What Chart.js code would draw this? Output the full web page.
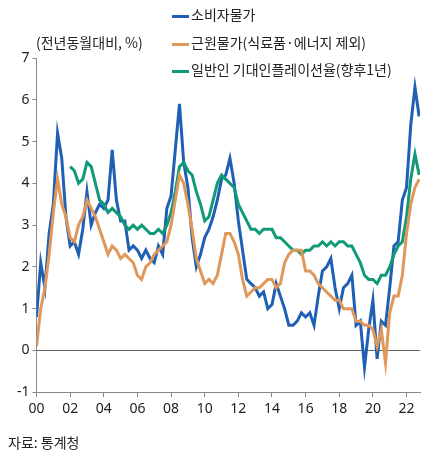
<!DOCTYPE html>
<html><head><meta charset="utf-8">
<script src="https://cdn.jsdelivr.net/npm/chart.js@4/dist/chart.umd.min.js"></script>
<style>
body{margin:0;background:#fff;font-family:"Noto Sans CJK KR","Noto Sans",sans-serif;}
#wrap{position:relative;width:442px;height:470px;}
#c{position:absolute;left:0;top:0;}
.t{position:absolute;font-size:14px;color:#222;white-space:nowrap;}
.sw{display:inline-block;width:17px;height:3px;vertical-align:middle;margin-right:2px;}
</style></head><body>
<div id="wrap">
<canvas id="c" width="442" height="470"></canvas>
<div class="t" style="left:36px;top:32px">(전년동월대비, %)</div>
<div class="t" style="left:172px;top:4px"><span class="sw" style="background:#1f5fb4"></span>소비자물가</div>
<div class="t" style="left:172px;top:32px"><span class="sw" style="background:#e0975a"></span>근원물가(식료품·에너지 제외)</div>
<div class="t" style="left:172px;top:59px"><span class="sw" style="background:#109a78"></span>일반인 기대인플레이션율(향후1년)</div>
<div class="t" style="left:8px;top:432px">자료: 통계청</div>
</div>
<script>
// 분기별 시점 (2000.0 ~ 2022.75)
const periods = [];
for (let y = 2000; y <= 2022; y++) for (let q = 0; q < 4; q++) periods.push(y + q * 0.25);

const yearTicks = [2000, 2002, 2004, 2006, 2008, 2010, 2012, 2014, 2016, 2018, 2020, 2022];

const cpi = [
  0.8, 2.1, 1.5, 2.8,  3.5, 5.2, 4.6, 3.2,  2.5, 2.6, 2.3, 2.9,  3.8, 3.0, 3.3, 3.5,
  3.4, 3.6, 4.8, 3.6,  3.1, 3.1, 2.4, 2.5,  2.4, 2.2, 2.4, 2.2,  2.1, 2.5, 2.3, 3.4,
  3.7, 4.8, 5.9, 4.5,  3.9, 2.7, 2.0, 2.3,  2.7, 2.9, 3.2, 3.6,  4.1, 4.2, 4.6, 4.0,
  3.1, 2.4, 1.7, 1.6,  1.5, 1.3, 1.4, 1.0,  1.1, 1.6, 1.3, 1.0,  0.6, 0.6, 0.7, 0.9,
  0.8, 0.9, 0.6, 1.3,  1.9, 2.0, 2.2, 1.5,  1.0, 1.5, 1.6, 1.8,  0.6, 0.7, -0.4, 0.5,
  1.2, -0.2, 0.7, 0.6, 1.5, 2.5, 2.6, 3.6,  3.9, 5.4, 6.3, 5.6
];
const core = [
  0.1, 1.0, 1.5, 2.3,  3.3, 4.1, 3.5, 3.2,  2.7, 2.6, 3.0, 3.2,  3.6, 3.4, 3.2, 2.9,
  2.6, 2.3, 2.5, 2.4,  2.2, 2.3, 2.2, 2.1,  1.8, 1.7, 2.0, 2.1,  2.3, 2.4, 2.5, 2.6,
  3.0, 3.6, 4.2, 4.0,  3.5, 2.9, 2.2, 1.9,  1.6, 1.7, 1.6, 1.8,  2.3, 2.8, 2.8, 2.6,
  2.3, 1.7, 1.3, 1.4,  1.5, 1.5, 1.6, 1.7,  1.7, 1.5, 1.6, 2.1,  2.3, 2.4, 2.4, 2.4,
  1.9, 1.9, 1.8, 1.6,  1.5, 1.4, 1.3, 1.2,  1.2, 1.0, 1.0, 1.0,  0.7, 0.7, 0.6, 0.6,
  0.5, 0.1, 0.5, -0.3, 0.9, 1.3, 1.3, 1.8,  2.8, 3.5, 3.9, 4.1
];
const expect = [
  null, null, null, null, null, null, null, null,
  4.4, 4.3, 4.0, 4.1,  4.5, 4.4, 4.0, 3.6,
  3.5, 3.3, 3.4, 3.3,  3.2, 3.0, 2.9, 3.0,  2.9, 3.0, 2.9, 2.8,  2.8, 2.9, 2.8, 3.0,
  3.3, 3.8, 4.4, 4.5,  4.3, 4.2, 3.8, 3.5,  3.1, 3.2, 3.6, 4.0,  4.2, 4.1, 4.0, 3.9,
  3.5, 3.3, 3.1, 2.9,  2.9, 2.8, 2.9, 2.9,  2.9, 2.7, 2.7, 2.6,  2.5, 2.4, 2.4, 2.3,
  2.4, 2.4, 2.5, 2.5,  2.6, 2.5, 2.6, 2.5,  2.6, 2.6, 2.5, 2.5,  2.3, 2.1, 1.8, 1.7,
  1.7, 1.6, 1.8, 1.8,  2.0, 2.3, 2.5, 2.6,  3.2, 4.1, 4.7, 4.2
];

const toPts = arr => periods.map((x, i) => ({ x, y: arr[i] }));
const line = (data, color) => ({
  data: toPts(data), borderColor: color, borderWidth: 3, pointRadius: 0,
  tension: 0, spanGaps: false
});

new Chart(document.getElementById('c'), {
  type: 'line',
  data: { datasets: [
    line(core, '#e0975a'),
    line(expect, '#109a78'),
    line(cpi, '#1f5fb4')
  ] },
  options: {
    responsive: false, animation: false,
    layout: { padding: { left: 14, right: 22, top: 58, bottom: 50 } },
    plugins: { legend: { display: false }, tooltip: { enabled: false } },
    scales: {
      x: {
        type: 'linear', min: 2000, max: 2022.8,
        afterBuildTicks: s => { s.ticks = yearTicks.map(v => ({ value: v })); },
        border: { color: '#888', width: 1 },
        grid: { display: true, drawOnChartArea: false, tickLength: 5, color: '#888' },
        ticks: { maxRotation: 0, color: '#222', font: { size: 14, family: 'Noto Sans' },
          callback: v => String(v % 100).padStart(2, '0') }
      },
      y: {
        min: -1, max: 7,
        border: { color: '#888', width: 1 },
        grid: { color: c => c.tick.value === 0 ? '#666' : 'transparent', tickLength: 4, tickColor: '#888' },
        ticks: { stepSize: 1, color: '#222', font: { size: 14, family: 'Noto Sans' } }
      }
    }
  }
});
</script>
</body></html>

▸ Task to carry out
Transcribe the preceding listing in its entirety and with exact wording, leaving out pictures.

▸ Answer to the exercise
What Chart.js code would draw this? Output the full web page.
<!DOCTYPE html>
<html><head><meta charset="utf-8">
<script src="https://cdn.jsdelivr.net/npm/chart.js@4/dist/chart.umd.min.js"></script>
<style>
body{margin:0;background:#fff;font-family:"Noto Sans CJK KR","Noto Sans",sans-serif;}
#wrap{position:relative;width:442px;height:470px;}
#c{position:absolute;left:0;top:0;}
.t{position:absolute;font-size:14px;color:#222;white-space:nowrap;}
.sw{display:inline-block;width:17px;height:3px;vertical-align:middle;margin-right:2px;}
</style></head><body>
<div id="wrap">
<canvas id="c" width="442" height="470"></canvas>
<div class="t" style="left:36px;top:32px">(전년동월대비, %)</div>
<div class="t" style="left:172px;top:4px"><span class="sw" style="background:#1f5fb4"></span>소비자물가</div>
<div class="t" style="left:172px;top:32px"><span class="sw" style="background:#e0975a"></span>근원물가(식료품·에너지 제외)</div>
<div class="t" style="left:172px;top:59px"><span class="sw" style="background:#109a78"></span>일반인 기대인플레이션율(향후1년)</div>
<div class="t" style="left:8px;top:432px">자료: 통계청</div>
</div>
<script>
// 분기별 시점 (2000.0 ~ 2022.75)
const periods = [];
for (let y = 2000; y <= 2022; y++) for (let q = 0; q < 4; q++) periods.push(y + q * 0.25);

const yearTicks = [2000, 2002, 2004, 2006, 2008, 2010, 2012, 2014, 2016, 2018, 2020, 2022];

const cpi = [
  0.8, 2.1, 1.5, 2.8,  3.5, 5.2, 4.6, 3.2,  2.5, 2.6, 2.3, 2.9,  3.8, 3.0, 3.3, 3.5,
  3.4, 3.6, 4.8, 3.6,  3.1, 3.1, 2.4, 2.5,  2.4, 2.2, 2.4, 2.2,  2.1, 2.5, 2.3, 3.4,
  3.7, 4.8, 5.9, 4.5,  3.9, 2.7, 2.0, 2.3,  2.7, 2.9, 3.2, 3.6,  4.1, 4.2, 4.6, 4.0,
  3.1, 2.4, 1.7, 1.6,  1.5, 1.3, 1.4, 1.0,  1.1, 1.6, 1.3, 1.0,  0.6, 0.6, 0.7, 0.9,
  0.8, 0.9, 0.6, 1.3,  1.9, 2.0, 2.2, 1.5,  1.0, 1.5, 1.6, 1.8,  0.6, 0.7, -0.4, 0.5,
  1.2, -0.2, 0.7, 0.6, 1.5, 2.5, 2.6, 3.6,  3.9, 5.4, 6.3, 5.6
];
const core = [
  0.1, 1.0, 1.5, 2.3,  3.3, 4.1, 3.5, 3.2,  2.7, 2.6, 3.0, 3.2,  3.6, 3.4, 3.2, 2.9,
  2.6, 2.3, 2.5, 2.4,  2.2, 2.3, 2.2, 2.1,  1.8, 1.7, 2.0, 2.1,  2.3, 2.4, 2.5, 2.6,
  3.0, 3.6, 4.2, 4.0,  3.5, 2.9, 2.2, 1.9,  1.6, 1.7, 1.6, 1.8,  2.3, 2.8, 2.8, 2.6,
  2.3, 1.7, 1.3, 1.4,  1.5, 1.5, 1.6, 1.7,  1.7, 1.5, 1.6, 2.1,  2.3, 2.4, 2.4, 2.4,
  1.9, 1.9, 1.8, 1.6,  1.5, 1.4, 1.3, 1.2,  1.2, 1.0, 1.0, 1.0,  0.7, 0.7, 0.6, 0.6,
  0.5, 0.1, 0.5, -0.3, 0.9, 1.3, 1.3, 1.8,  2.8, 3.5, 3.9, 4.1
];
const expect = [
  null, null, null, null, null, null, null, null,
  4.4, 4.3, 4.0, 4.1,  4.5, 4.4, 4.0, 3.6,
  3.5, 3.3, 3.4, 3.3,  3.2, 3.0, 2.9, 3.0,  2.9, 3.0, 2.9, 2.8,  2.8, 2.9, 2.8, 3.0,
  3.3, 3.8, 4.4, 4.5,  4.3, 4.2, 3.8, 3.5,  3.1, 3.2, 3.6, 4.0,  4.2, 4.1, 4.0, 3.9,
  3.5, 3.3, 3.1, 2.9,  2.9, 2.8, 2.9, 2.9,  2.9, 2.7, 2.7, 2.6,  2.5, 2.4, 2.4, 2.3,
  2.4, 2.4, 2.5, 2.5,  2.6, 2.5, 2.6, 2.5,  2.6, 2.6, 2.5, 2.5,  2.3, 2.1, 1.8, 1.7,
  1.7, 1.6, 1.8, 1.8,  2.0, 2.3, 2.5, 2.6,  3.2, 4.1, 4.7, 4.2
];

const toPts = arr => periods.map((x, i) => ({ x, y: arr[i] }));
const line = (data, color) => ({
  data: toPts(data), borderColor: color, borderWidth: 3, pointRadius: 0,
  tension: 0, spanGaps: false
});

new Chart(document.getElementById('c'), {
  type: 'line',
  data: { datasets: [
    line(core, '#e0975a'),
    line(expect, '#109a78'),
    line(cpi, '#1f5fb4')
  ] },
  options: {
    responsive: false, animation: false,
    layout: { padding: { left: 14, right: 22, top: 58, bottom: 50 } },
    plugins: { legend: { display: false }, tooltip: { enabled: false } },
    scales: {
      x: {
        type: 'linear', min: 2000, max: 2022.8,
        afterBuildTicks: s => { s.ticks = yearTicks.map(v => ({ value: v })); },
        border: { color: '#888', width: 1 },
        grid: { display: true, drawOnChartArea: false, tickLength: 5, color: '#888' },
        ticks: { maxRotation: 0, color: '#222', font: { size: 14, family: 'Noto Sans' },
          callback: v => String(v % 100).padStart(2, '0') }
      },
      y: {
        min: -1, max: 7,
        border: { color: '#888', width: 1 },
        grid: { color: c => c.tick.value === 0 ? '#666' : 'transparent', tickLength: 4, tickColor: '#888' },
        ticks: { stepSize: 1, color: '#222', font: { size: 14, family: 'Noto Sans' } }
      }
    }
  }
});
</script>
</body></html>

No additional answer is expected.